Als Autor beschäftigt man sich mit nur wenigen Dingen mehr als mit dem Titel des Buches. Kein einziges Wort oder auch Satz im gesamten Roman wird mehr überdacht und sorgfältiger gewählt. Bis man ihn gefunden hat vergehen mitunter Wochen. Man ist stolz darauf – aber dann kommt alles anders….
Der Arbeitstitel meines Buches war „Rattenlinie“. Als Rattenlinien bezeichnet man die Fluchtrouten der führenden Vertreter des Naziregimes vor den Alliierten nach dem zweiten Weltkrieg.
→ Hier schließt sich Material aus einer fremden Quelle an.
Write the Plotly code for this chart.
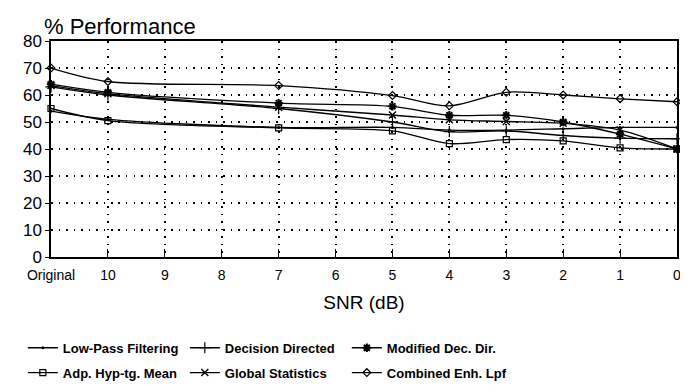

Die bekannteste führte über Südtirol, Rom und Genua. Außerdem gab es weitere Routen unter anderem auch über Spanien – sie alle führten hauptsächlich nach Argentinien, aber auch in andere südamerikanische Länder. Der Begriff Rattenlinie wurde vom amerikanischen Geheimdienst geprägt, zuvor hießen sie Klosterrouten, was an der aktiven Beteiligung hochrangiger katholischer Geistlicher lag.
Soviel zum geschichtlichen Hintergrund. Natürlich habe ich mir bei der Wahl des Titels nicht nur Gedanken über diesen einen Roman gemacht. Auch die Titel kommender Krimis schwebten mir bereits im Kopf herum – man wird ja noch träumen dürfen…..
Und so wurde aus „Rattenlinie“ gleich eine Trilogie, und alle hatten etwas mit Tieren zu tun und natürlich mit Mallorca.
Kurz gesagt – das Gesamtkonzept stand…
Was mir als Autor eines Erstlings, als blutigem Anfänger sozusagen, nicht ganz klar war, ist, dass außer der Idee des Schreibenden auch noch ganz andere Gründe die Wahl des Titels und der Covergestaltung seitens des Verlages bestimmen.
Aber vielleicht war ich mir auch einfach nur zu sicher, dass mein Titel, meine durchdachte Schöpfung das Nonplusultra wären. Aber es kam wie es kommen musste. Der Titel „Rattenlinie“ passte nicht so recht ins vorgesehene Programm, außerdem war kurz zuvor ein anderer Krimi mit dem Titel „Rattenlinien“ erschienen, und ich musste mir etwas neues einfallen lassen.
Es war meine Frau, die mir diese Nachricht gaaaaaanz vorsichtig überbrachte. Zu ihrer großen Überraschung reagierte ich nicht mit einem veritablen Nervenzusammenbruch. Kooperativ wie selten lies ich mir jede Menge neue Titel einfallen, an mein ursprüngliches „Rattenlinie“ kam emotional aber keiner heran.
Einige Wochen später war klar, das Buch würde „Mallorca bis in alle Ewigkeit“ heißen. Die Reaktion meiner Frau war recht trocken: „Heißt Pau (der Chefinspektor in meinem Roman, Anmerkung des Verfassers) jetzt Edward?“ Als Leserin eher leichterer Literatur hatte sie sofort eine Verbindungslinie zur Bis(s)-Trilogie von Stephenie Meyer gezogen. Ihre Begeisterung hielt sich sichtlich in Grenzen und meine nach dieser Eröffnung erst einmal auch.
Ich versuchte noch, mit einigen anderen Vorschlägen wie „Rattenlinie Mallorca“ meine Ursprungsidee zu retten, aber vergeblich. Schlussendlich musste ich mich schweren Herzens von meinem Wunschtitel verabschieden.
Trotzdem möchte ich meinen Verlag nicht missen. Viele Stolpersteine, die sich einem Autor quasi von selbst in den Weg legen, wie etwa Werbung, Vorstellung im Handel, Vertrieb usw. bleiben einem nicht nur erspart, nein, man hat Menschen an der Seite, die genau wissen was sie tun und aus deren Erfahrungsschatz man schöpfen kann. Und auch das Lektorat, das ich jedem Schriftsteller nur wärmstens empfehlen kann, ist ein Segen. Man kann sich gar nicht vorstellen, wie viele Fehler und Ungereimtheiten man selbst nach vielen Lesedurchgängen noch übersieht, alleine schon deshalb, weil man irgendwann schlicht betriebsblind wird.
Und wahrscheinlich werde sogar ich irgendwann einmal einsehen, dass ich beim Titel im Unrecht war – man lernt ja nie aus.